Scientific classification
- Kingdom: Animalia
- Phylum: Mollusca
- Class: Gastropoda
- Order: Stylommatophora
- Family: Partulidae
- Genus: Partula
- Species: P. mooreana
- Binomial name: Partula mooreana W. D. Hartman, 1880

= Partula mooreana =

- Authority: W. D. Hartman, 1880
- Conservation status: EW

Species of gastropod

Partula mooreana, common name the Moorean viviparous tree snail, is a species of air-breathing tropical land snail, a terrestrial pulmonate gastropod mollusk in the family Partulidae. This species was endemic to French Polynesia. It is now extinct in the wild.

== Original description ==
Partula mooreana was originally described by William Dell Hartman (1817–1899) in 1880. Hartman's original text (the type description) reads as follows:

Partula Mooreana, Hartman.

Shell sinistral, ovate, elongate, thin, translucent, pale yellowish
horn-color, apex darker; whorls 5, flatly convex, body whorl, with
or without from one to three narrow, pale, brown revolving bands;
surface smooth, with fine, oblique striations, which are decussated
by crowded waved spiral striae; a narrow white line beneath the
suture; aperture hearly half the length of the shell, lip white,
moderately reflected, pillar tooth oval, prominent, situated nearest
the superior angle, umbilicus open, moderately compressed.

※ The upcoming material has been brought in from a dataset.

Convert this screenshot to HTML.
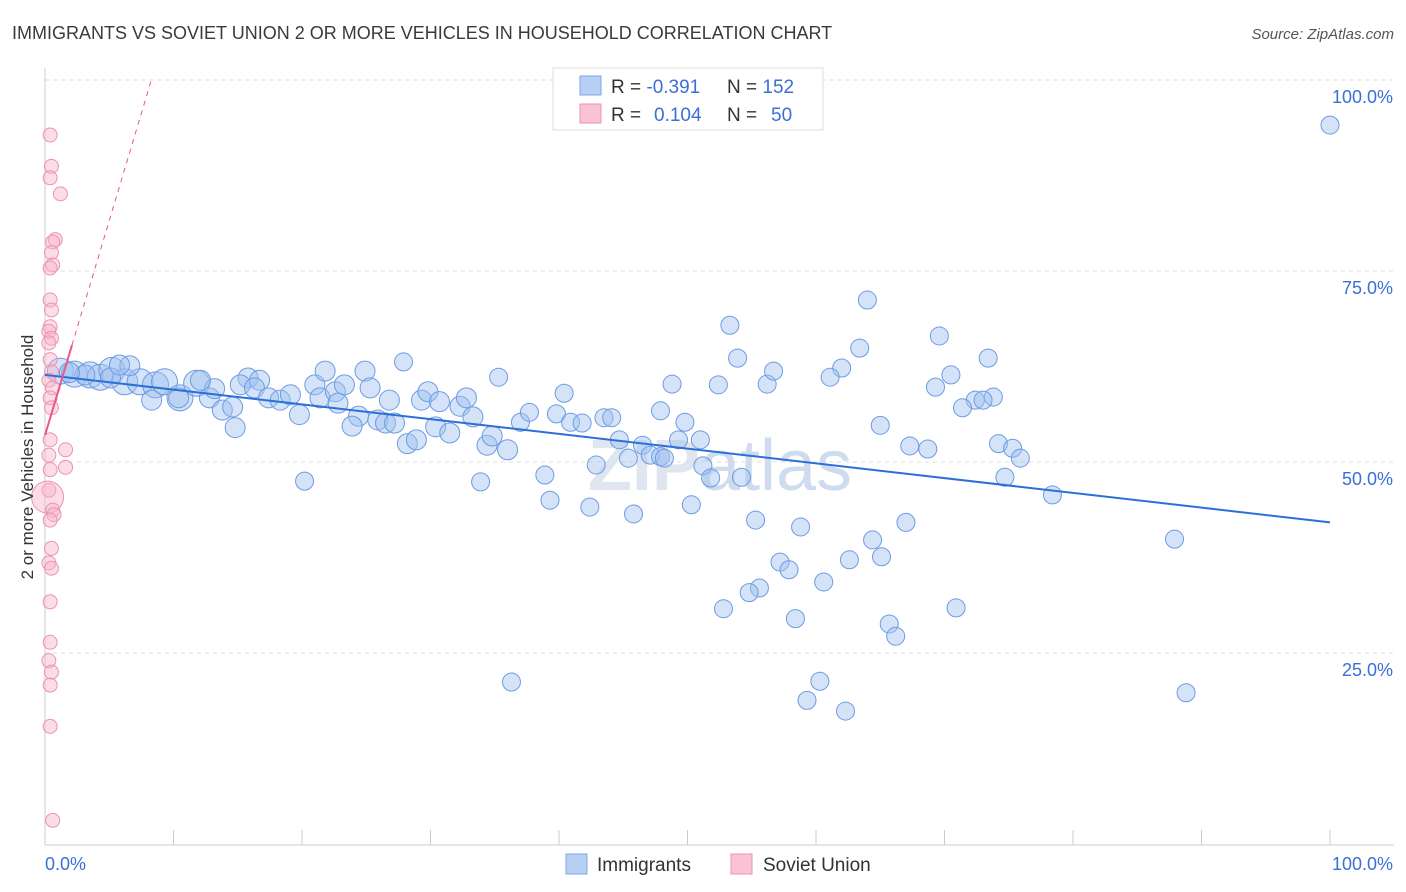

Length 18 mill., diameter 9 mill.

Hab. — Vaianai Valley, Island of Moorea (Andrew Garrett, Esq.).

In one hundred and forty-six species and varieties of Partula
represented in my collection, this shell possesses constant and
well-marked specific characters. Mr. Garrett informs me that
fifteen hundred specimens were all sinistral and dentate. The
surface of the shell resembles P. spadicea and varieties from
Moorea in possessing the thickly crowded waved spiral striae.

This species is arboreal, and is not uncommon on bushes, in
Vaianai Valley, the metropolis of P. vexillum Pse. = P. stenostoma Ph.